You are viewing a plain text version of this content. The canonical link for it is here.

Posted to dev@calcite.apache.org by Vladimir Ozerov <pp...@gmail.com> on 2021/02/13 07:03:42 UTC

Add cross-join suppression to JoinAssociateRule

Hi,

Join order planning is an important optimization problem. The widely-used
heuristic is to consider all bushy trees without cross-joins. There is
proof [1] that a pair of commute and associate rules is a complete ruleset
to explore all bushy trees without the cross-joins if the initial join tree
has no cross-joins.

In Apache Calcite, we do not suppress cross-products. As a result, even
simple join topologies, like a chain, cannot be planned in a reasonable
time for more than 6-7 tables. How do you feel if we add an optional
cross-join suppression to the JoinAssociateRule, and possibly
JoinPushThroughJoinRule?

The cross-join suppression is not the only problem with the exhaustive join
planning in Apache Calcite.
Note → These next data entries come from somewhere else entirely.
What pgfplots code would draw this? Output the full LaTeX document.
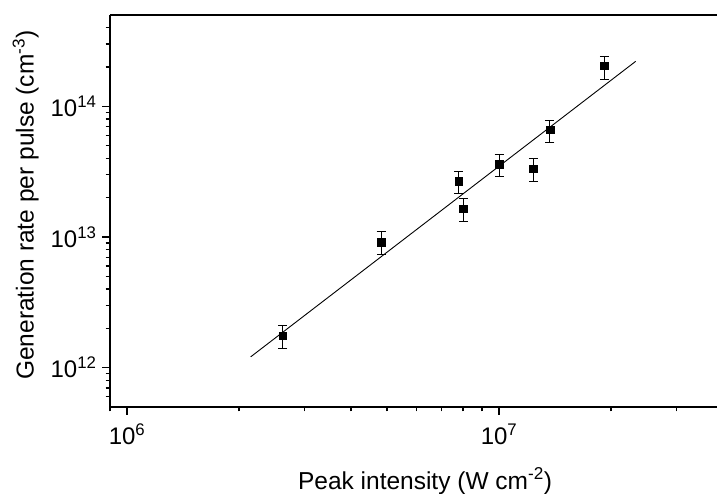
\documentclass[border=0pt]{standalone}
\usepackage{fontspec}
\setmainfont{Liberation Sans}
\usepackage{pgfplots}
\usepackage{pgfplotstable}
\pgfplotsset{compat=1.18}
\pgfplotstableread{
x y ep em
2.62e6 1.75e12 0.34e12 0.35e12
4.82e6 9.12e12 1.88e12 1.77e12
7.79e6 2.66e13 0.53e13 0.52e13
8.02e6 1.65e13 0.33e13 0.33e13
1.0e7 3.59e13 0.72e13 0.70e13
1.236e7 3.33e13 0.63e13 0.67e13
1.37e7 6.63e13 1.22e13 1.36e13
1.92e7 2.04e14 0.36e14 0.43e14
}\datatable
\pgfplotstableread{
x y
2.15e6 1.21e12
2.33e7 2.21e14
}\fittable
\begin{document}
\begin{tikzpicture}[x=1pt,y=1pt]
\path[use as bounding box] (0,0) rectangle (717,494);
\begin{axis}[
 at={(110pt,87pt)}, anchor=south west,
 scale only axis, width=607pt, height=392pt,
 xmode=log, ymode=log,
 xmin=9e5, xmax=3.855e7, ymin=5e11, ymax=5e14,
 axis x line*=box, axis y line*=left,
 xtick pos=bottom, ytick pos=left,
 tick align=outside,
 major tick length=8pt, minor tick length=4.5pt,
 every tick/.style={black, line width=1.3pt},
 axis line style={line width=1.5pt},
 xtick={1e6,1e7}, xticklabels={10\textsuperscript{6},10\textsuperscript{7}},
 ytick={1e12,1e13,1e14}, yticklabels={10\textsuperscript{12},10\textsuperscript{13},10\textsuperscript{14}},
 minor xtick={9e5,2e6,3e6,4e6,5e6,6e6,7e6,8e6,9e6,2e7,3e7},
 minor ytick={6e11,7e11,8e11,9e11,2e12,3e12,4e12,5e12,6e12,7e12,8e12,9e12,2e13,3e13,4e13,5e13,6e13,7e13,8e13,9e13,2e14,3e14,4e14},
 tick label style={font=\fontsize{24}{28}\selectfont},
 xticklabel style={yshift=-5pt},
 yticklabel style={xshift=-2pt},
 label style={font=\fontsize{24.5}{29}\selectfont},
 xlabel={Peak intensity (W cm\textsuperscript{-2})},
 ylabel={Generation rate per pulse (cm\textsuperscript{-3})},
 xlabel style={at={(axis description cs:0.519,-0.189)}, anchor=center},
 ylabel style={at={(axis description cs:-0.139,0.515)}, anchor=center, rotate=0},
 clip=false,
]
\addplot[black, line width=0.9pt] table[x=x,y=y] {\fittable};
\addplot[only marks, mark=square*, mark size=3.8pt, black,
  error bars/.cd, y dir=both, y explicit,
  error bar style={line width=1pt},
  error mark options={rotate=90, mark size=4.5pt, line width=1pt}]
  table[x=x,y=y,y error plus=ep,y error minus=em] {\datatable};
\end{axis}
\end{tikzpicture}
\end{document}
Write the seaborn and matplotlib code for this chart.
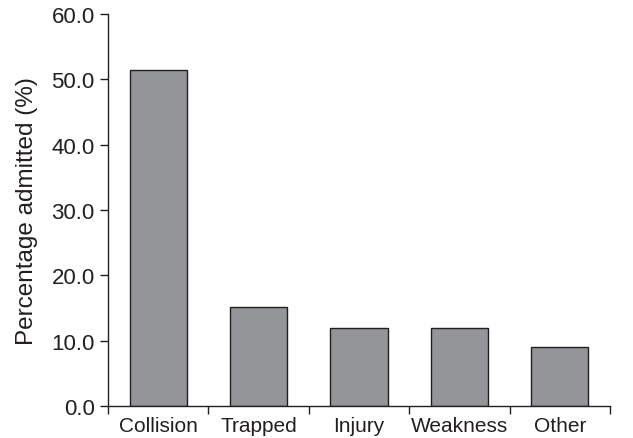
import numpy as np
import pandas as pd
import matplotlib.pyplot as plt
import seaborn as sns
from matplotlib.ticker import FixedLocator, FormatStrFormatter

sns.set_style("ticks")
plt.rcParams['font.family'] = ['Liberation Sans', 'DejaVu Sans']

# Admission reasons
categories = ['Collision', 'Trapped', 'Injury', 'Weakness', 'Other']
percent_admitted = [51.5, 15.1, 12.0, 12.0, 9.0]

df = pd.DataFrame({'reason': categories, 'pct': percent_admitted})

fig = plt.figure(figsize=(6.33, 4.39), dpi=100)
ax = fig.add_axes([0.1706, 0.0729, 0.7931, 0.8929])

sns.barplot(data=df, x='reason', y='pct', color='#939598', saturation=1,
            edgecolor='#231f20', linewidth=1.0, width=0.57, ax=ax)

ax.set_xlim(-0.5, len(categories) - 0.5)
ax.set_ylim(0, 60)
ax.set_yticks(np.arange(0, 61, 10))
ax.yaxis.set_major_formatter(FormatStrFormatter('%.1f'))

# category boundaries as tick marks, labels centred without marks
ax.xaxis.set_minor_locator(FixedLocator(np.arange(-0.5, len(categories), 1.0)))
ax.tick_params(axis='x', which='major', length=0, pad=7, labelsize=15, colors='#231f20')
ax.tick_params(axis='x', which='minor', length=6, width=1, color='#231f20')
ax.tick_params(axis='y', which='major', length=6, width=1, pad=3.5, labelsize=16,
               colors='#231f20')

ax.set_xlabel('')
ax.set_ylabel('Percentage admitted (%)', fontsize=17.5, color='#231f20', labelpad=10)

sns.despine(ax=ax)
for s in ['left', 'bottom']:
    ax.spines[s].set_color('#231f20')
    ax.spines[s].set_linewidth(1)

plt.savefig('out.png', dpi=100)
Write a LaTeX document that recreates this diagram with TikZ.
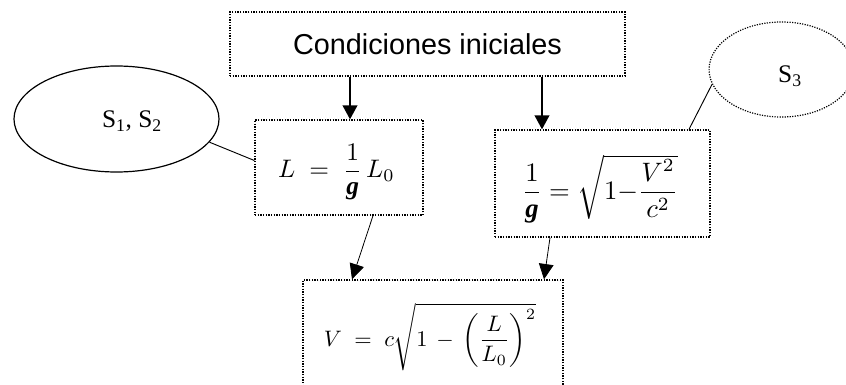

But at the very least, it is simple to
implement, and it extends the number of tables in a join that could be
planned exhaustively for some topologies by additional 2-5 tables.

Regards,
Vladimir.

[1] https://dl.acm.org/doi/10.14778/2732977.2732997

Re: Add cross-join suppression to JoinAssociateRule

Posted by Vladimir Ozerov <pp...@gmail.com>.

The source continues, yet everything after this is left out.